AIM OF THE EXERCISE:
Line by line, repeat the data below exactly, beginning at the first line and ending at the line with "return (H - MB - (py - OFF)) / plot_h". Omit pictures.

RECORDED DATA:
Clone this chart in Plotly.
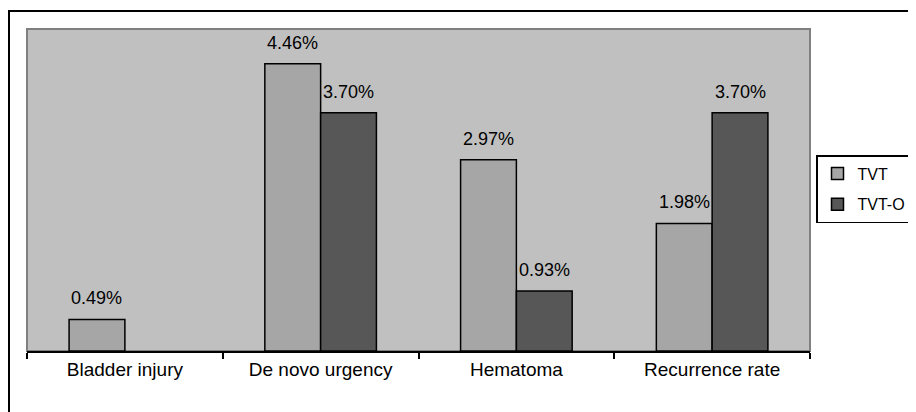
import plotly.graph_objects as go

categories = ["Bladder injury", "De novo urgency", "Hematoma", "Recurrence rate"]
tvt = [0.49, 4.46, 2.97, 1.98]
tvt_o = [0.0, 3.70, 0.93, 3.70]
series_names = ["TVT", "TVT-O"]

# The page body has an 8px margin, so the figure starts at (8, 8) on screen.
OFF = 8
W, H = 916 - OFF, 412 - OFF
ML, MR, MT, MB = 27 - OFF, 106, 29 - OFF, 61
plot_w = W - ML - MR
plot_h = H - MT - MB
BARGAP = 0.43
cat_px = plot_w / len(categories)
half_bar = cat_px * (1 - BARGAP) / 4  # center offset of each bar in a group

FONT = "Liberation Sans, Arial, sans-serif"


def shown(vals):  # zero-height bars are not drawn in the reference
    return [v if v > 0 else None for v in vals]


def sx(px):  # screen x -> paper x
    return (px - OFF - ML) / plot_w


def sy(py):  # screen y -> paper y
    return (H - MB - (py - OFF)) / plot_h


fig = go.Figure()
fig.add_trace(go.Bar(name=series_names[0], x=categories, y=shown(tvt), legendgroup="a",
                     marker=dict(color="#A6A6A6", line=dict(color="black", width=1.5))))
fig.add_trace(go.Bar(name=series_names[1], x=categories, y=shown(tvt_o), legendgroup="b",
                     marker=dict(color="#575757", line=dict(color="black", width=1.5))))

annotations = []
for vals, sign in ((tvt, -1), (tvt_o, 1)):
    for c, v in zip(categories, vals):
        if v <= 0:
            continue
        annotations.append(dict(x=c, y=v, xref="x", yref="y", text=f"{v:.2f}%",
                                showarrow=False, yanchor="bottom", xanchor="center",
                                xshift=sign * half_bar, yshift=9,
                                font=dict(family=FONT, size=18, color="black")))

shapes = [
    dict(type="rect", xref="paper", yref="paper", x0=0, x1=1, y0=0, y1=1,
         line=dict(color="#808080", width=2), layer="below"),
    dict(type="rect", xref="paper", yref="paper",
         x0=sx(9), x1=sx(940), y0=sy(440), y1=sy(11),
         line=dict(color="black", width=2), layer="above"),
]

fig.update_layout(
    width=W, height=H,
    margin=dict(l=ML, r=MR, t=MT, b=MB, pad=0, autoexpand=False),
    paper_bgcolor="white", plot_bgcolor="#C0C0C0",
    barmode="group", bargap=BARGAP, bargroupgap=0,
    font=dict(family=FONT, size=18, color="black"),
    showlegend=True,
    legend=dict(x=sx(816), y=sy(155),
                xanchor="left", yanchor="top",
                bgcolor="white", bordercolor="black", borderwidth=1.5,
                font=dict(family=FONT, size=16, color="black"),
                tracegroupgap=7, traceorder="grouped"),
    annotations=annotations,
    shapes=shapes,
)
fig.update_xaxes(showline=True, linecolor="black", linewidth=2,
                 ticks="outside", tickson="boundaries", ticklen=6,
                 tickcolor="black", tickwidth=1.5, showgrid=False,
                 tickfont=dict(family=FONT, size=19, color="black"))
fig.update_yaxes(range=[0, 5], visible=False, showgrid=False, zeroline=False)

fig.write_html("out.html")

ANSWER TO THE PROBLEM:
Clone this chart in Plotly.
import plotly.graph_objects as go

categories = ["Bladder injury", "De novo urgency", "Hematoma", "Recurrence rate"]
tvt = [0.49, 4.46, 2.97, 1.98]
tvt_o = [0.0, 3.70, 0.93, 3.70]
series_names = ["TVT", "TVT-O"]

# The page body has an 8px margin, so the figure starts at (8, 8) on screen.
OFF = 8
W, H = 916 - OFF, 412 - OFF
ML, MR, MT, MB = 27 - OFF, 106, 29 - OFF, 61
plot_w = W - ML - MR
plot_h = H - MT - MB
BARGAP = 0.43
cat_px = plot_w / len(categories)
half_bar = cat_px * (1 - BARGAP) / 4  # center offset of each bar in a group

FONT = "Liberation Sans, Arial, sans-serif"


def shown(vals):  # zero-height bars are not drawn in the reference
    return [v if v > 0 else None for v in vals]


def sx(px):  # screen x -> paper x
    return (px - OFF - ML) / plot_w


def sy(py):  # screen y -> paper y
    return (H - MB - (py - OFF)) / plot_h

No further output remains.